Managing Expectations
The most common mistake parents make with toddlers at u-pick farms is planning for too long a visit. Arrive expecting 45 minutes to an hour of productive time. If it extends to two hours, that is a bonus. If you are done in 30 minutes because a meltdown happened, that is fine too — everyone still had the experience.
Accept the eating. Farm staff expect children to taste as they pick. What is not acceptable is taking food without intending to pay for it — but a toddler eating berries as you fill the container is entirely normal and expected. Many farms price their u-pick accordingly.
Embrace the mess. Putting clean toddler clothes in the context of a strawberry field is setting yourself up for frustration. Wear old clothes, have a back-up set in the car, and release any attachment to cleanliness until after the visit.

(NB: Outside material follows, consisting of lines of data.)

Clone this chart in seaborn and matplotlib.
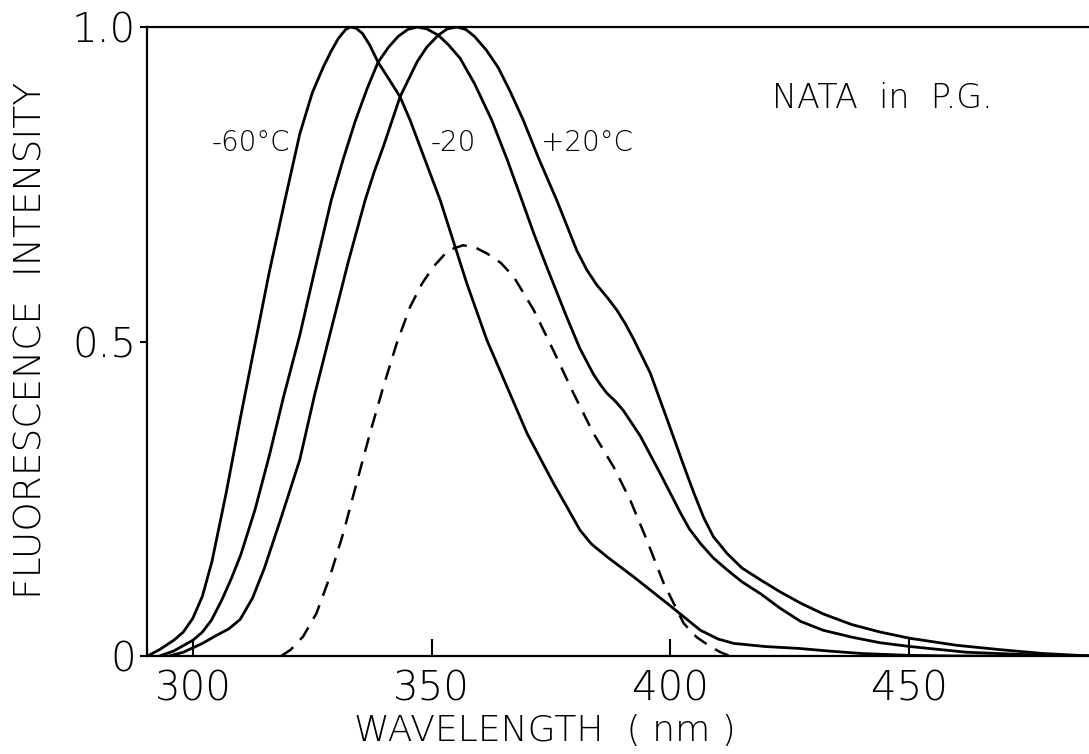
import matplotlib
matplotlib.use("Agg")
import matplotlib.pyplot as plt
import seaborn as sns

# emission spectra of NATA in propylene glycol
wl_m60 = [290.5, 293, 296, 298, 300, 302, 304, 307, 310, 313, 316, 319.3, 322.4, 325,
          327.3, 329, 330.5, 332, 333, 334.2, 335.5, 337, 338.8, 341, 343.4, 345.5,
          351.8, 357.4, 361.6, 365.8, 370, 375.5, 378.5, 381.1, 383.5, 386.7, 392.3,
          399.3, 406.3, 410, 413.3, 420, 427, 433, 440, 450, 460, 488]
int_m60 = [0, 0.01, 0.025, 0.038, 0.06, 0.095, 0.15, 0.26, 0.38, 0.495, 0.61, 0.725,
           0.83, 0.895, 0.936, 0.962, 0.982, 0.996, 1.0, 0.998, 0.99, 0.972, 0.944,
           0.918, 0.889, 0.852, 0.725, 0.592, 0.502, 0.428, 0.354, 0.275, 0.235, 0.2,
           0.178, 0.158, 0.126, 0.084, 0.041, 0.027, 0.02, 0.015, 0.012, 0.008, 0.004,
           0.001, 0.0, 0.0]

wl_m20 = [293, 296, 300, 302, 303.9, 306, 308, 310, 313, 316, 319, 322.4, 325.5, 329,
          331.5, 334, 336.5, 338.8, 341, 343, 345, 347, 349, 351.4, 353.5, 356, 359,
          362.6, 365.8, 368.9, 371.5, 374.1, 378.3, 381, 383.9, 385.3, 386.7, 388.5,
          390.2, 393.7, 397.9, 402.1, 404, 406.3, 409, 411.9, 415, 418.9, 423, 427.3,
          432, 438, 444, 450.3, 462, 475, 488]
int_m20 = [0, 0.008, 0.025, 0.038, 0.057, 0.088, 0.122, 0.16, 0.232, 0.318, 0.412, 0.51,
           0.612, 0.725, 0.79, 0.85, 0.902, 0.944, 0.968, 0.985, 0.996, 1.0, 0.997, 0.987,
           0.972, 0.95, 0.91, 0.852, 0.79, 0.725, 0.67, 0.619, 0.539, 0.49, 0.448, 0.432,
           0.418, 0.405, 0.39, 0.35, 0.29, 0.228, 0.202, 0.179, 0.156, 0.137, 0.118, 0.099,
           0.076, 0.055, 0.041, 0.03, 0.021, 0.015, 0.006, 0.002, 0.0]

wl_p20 = [295, 298, 302, 305, 307.5, 309.9, 312.5, 315, 318.5, 322.4, 325.5, 329, 332.5,
          336.1, 338, 340, 343.4, 347, 349, 351.4, 353.3, 355.3, 357.2, 359, 361.5, 364,
          366.5, 369.2, 372.5, 376.2, 380.4, 382.5, 384.6, 386.8, 388.8, 390.6, 392.3,
          395.8, 399.3, 402.8, 405, 407, 409, 411.9, 415, 418.9, 423, 427.3, 432, 438,
          444, 450.3, 460, 469.2, 478, 488]
int_p20 = [0, 0.006, 0.02, 0.033, 0.043, 0.058, 0.092, 0.14, 0.22, 0.312, 0.415, 0.52,
           0.625, 0.725, 0.77, 0.812, 0.889, 0.945, 0.968, 0.987, 0.997, 1.0, 0.996, 0.985,
           0.963, 0.935, 0.897, 0.852, 0.79, 0.725, 0.645, 0.614, 0.59, 0.57, 0.55,
           0.528, 0.504, 0.45, 0.377, 0.303, 0.258, 0.22, 0.19, 0.163, 0.14, 0.121,
           0.102, 0.084, 0.067, 0.05, 0.038, 0.028, 0.017, 0.01, 0.004, 0.0]

wl_dash = [318.5, 320.5, 323.1, 325.9, 328.7, 331.5, 334.3, 337.1, 339.9, 342.7, 345.5,
           348, 350.4, 353.5, 356.6, 359, 361.6, 364.5, 367.2, 371.4, 375.5, 379.7, 383.9,
           388.1, 391.6, 395.1, 398.6, 402.8, 405.5, 408.4, 410.5, 412.5]
int_dash = [0, 0.01, 0.031, 0.068, 0.126, 0.195, 0.275, 0.354, 0.428, 0.497, 0.555,
            0.592, 0.619, 0.645, 0.653, 0.65, 0.64, 0.625, 0.603, 0.55, 0.486, 0.418,
            0.354, 0.301, 0.248, 0.184, 0.116, 0.052, 0.03, 0.015, 0.006, 0.0]

xticks = [300, 350, 400, 450]
yticks = [0, 0.5, 1.0]
ytick_labels = ["0", "0.5", "1.0"]

sns.set_style("ticks")
plt.rcParams['font.family'] = ['DejaVu Sans']
plt.rcParams['font.weight'] = 'light'
plt.rcParams['text.color'] = 'black'
plt.rcParams['xtick.color'] = 'black'
plt.rcParams['ytick.color'] = 'black'
plt.rcParams['axes.edgecolor'] = 'black'

fig = plt.figure(figsize=(10.89, 7.54), dpi=100)
ax = fig.add_axes([147 / 1089, 98 / 754, 942 / 1089, 629 / 754])

lw = 2.0
sns.lineplot(x=wl_m60, y=int_m60, color='black', lw=lw, sort=False, ax=ax)
sns.lineplot(x=wl_m20, y=int_m20, color='black', lw=lw, sort=False, ax=ax)
sns.lineplot(x=wl_p20, y=int_p20, color='black', lw=lw, sort=False, ax=ax)
sns.lineplot(x=wl_dash, y=int_dash, color='black', lw=1.8, sort=False, ax=ax,
             linestyle=(0, (6, 4)))

ax.set_xlim(290.4, 487.7)
ax.set_ylim(0, 1.0)
ax.set_xticks(xticks)
ax.set_yticks(yticks)
ax.set_yticklabels(ytick_labels)
ax.tick_params(axis='x', direction='in', length=12, width=1.5, pad=10, labelsize=29)
ax.tick_params(axis='y', direction='out', length=5, width=1.5, pad=3, labelsize=29)
ax.spines['right'].set_visible(False)
for s in ['left', 'top', 'bottom']:
    ax.spines[s].set_linewidth(1.6)
ax.set_xlabel('')
ax.set_ylabel('')

ax.text(320.5, 0.815, "-60°C", ha='right', va='center', fontsize=20)
ax.text(349.7, 0.815, "-20", ha='left', va='center', fontsize=20)
ax.text(373.0, 0.815, "+20°C", ha='left', va='center', fontsize=20)
ax.text(421.4, 0.887, "NATA  in  P.G.", ha='left', va='center', fontsize=24)

fig.text(545 / 1089, 1 - 731 / 754, "WAVELENGTH  ( nm )", ha='center', va='center', fontsize=26)
fig.text(31 / 1089, 1 - 340 / 754, "FLUORESCENCE  INTENSITY", ha='center', va='center',
         rotation=90, fontsize=27)

fig.savefig("out.png", dpi=100)
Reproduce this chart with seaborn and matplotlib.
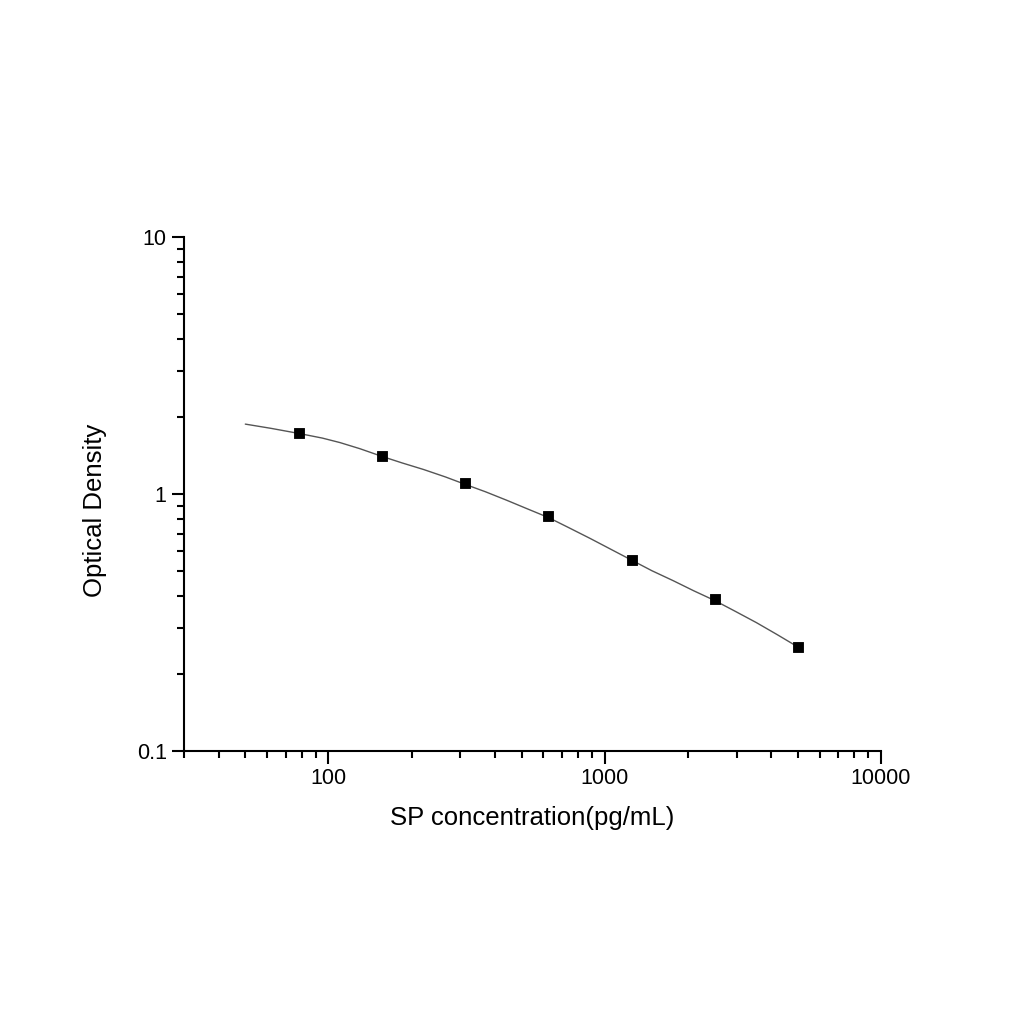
import pandas as pd
import matplotlib
matplotlib.use("Agg")
import matplotlib.pyplot as plt
import seaborn as sns
from matplotlib.ticker import LogLocator, NullFormatter, FixedLocator, FixedFormatter

# standard points
conc = [78.125, 156.25, 312.5, 625, 1250, 2500, 5000]
od = [1.73, 1.40, 1.10, 0.82, 0.553, 0.39, 0.254]

# fitted curve
curve_conc = [50, 62, 78.125, 95, 110, 130, 156.25, 185, 221, 265, 312.5, 370, 442, 525, 625,
              740, 884, 1050, 1250, 1480, 1768, 2100, 2500, 2960, 3536, 4200, 5000]
curve_od = [1.87, 1.80, 1.72, 1.65, 1.585, 1.50, 1.40, 1.32, 1.245, 1.165, 1.09, 1.02, 0.945, 0.875, 0.81,
            0.74, 0.672, 0.61, 0.553, 0.503, 0.46, 0.42, 0.385, 0.35, 0.316, 0.284, 0.254]

pts = pd.DataFrame({"conc": conc, "od": od})
fit = pd.DataFrame({"conc": curve_conc, "od": curve_od})

sns.set_style("ticks")
plt.rcParams["font.family"] = ["Liberation Sans", "DejaVu Sans"]
plt.rcParams["text.color"] = "black"
plt.rcParams["axes.labelcolor"] = "black"
plt.rcParams["xtick.color"] = "black"
plt.rcParams["ytick.color"] = "black"

fig = plt.figure(figsize=(10.24, 10.24), dpi=100)
ax = fig.add_axes([0.1797, 0.2666, 0.6807, 0.502])

sns.lineplot(data=fit, x="conc", y="od", ax=ax, color="#555555", linewidth=1, sort=False)
sns.scatterplot(data=pts, x="conc", y="od", ax=ax, marker="s", color="black", s=60, edgecolor="black", zorder=3)

ax.set_xscale("log")
ax.set_yscale("log")
ax.set_xlim(30, 10000)
ax.set_ylim(0.1, 10)

ax.xaxis.set_major_locator(FixedLocator([100, 1000, 10000]))
ax.xaxis.set_major_formatter(FixedFormatter(["100", "1000", "10000"]))
ax.xaxis.set_minor_locator(LogLocator(base=10, subs=range(2, 10), numticks=20))
ax.xaxis.set_minor_formatter(NullFormatter())
ax.yaxis.set_major_locator(FixedLocator([0.1, 1, 10]))
ax.yaxis.set_major_formatter(FixedFormatter(["0.1", "1", "10"]))
ax.yaxis.set_minor_locator(LogLocator(base=10, subs=range(2, 10), numticks=20))
ax.yaxis.set_minor_formatter(NullFormatter())

ax.tick_params(which="major", direction="out", length=9, width=1.5, labelsize=15.5, colors="black")
ax.tick_params(which="minor", direction="out", length=5, width=1.5, colors="black")
for s in ["left", "bottom"]:
    ax.spines[s].set_linewidth(1.5)
    ax.spines[s].set_color("black")
sns.despine(ax=ax)

ax.set_xlabel("SP concentration(pg/mL)", fontsize=18.5, labelpad=12)
ax.set_ylabel("Optical Density", fontsize=18.5)
ax.yaxis.set_label_coords(-0.11, 0.469)

fig.savefig("out.png", dpi=100)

Go on a weekday. Weekend crowds at popular farms mean parking stress, longer check-in lines, and busier fields. A weekday morning visit is significantly more relaxed.
Talking to Kids About the Farm
Even young children benefit from a little context. In the car on the way:
- "We are going to pick our own strawberries from a real farm."
- "The farmer grew these plants so that families like us can come and pick the fruit."
- "We get to choose which ones we pick and take home."
- "Some of the berries are not ready yet — we look for the red ones."
After the visit, food can connect back to the experience. "Remember when you picked these blueberries? Now we are eating them for breakfast." This reinforces the connection between agriculture, the environment, and the food on the table.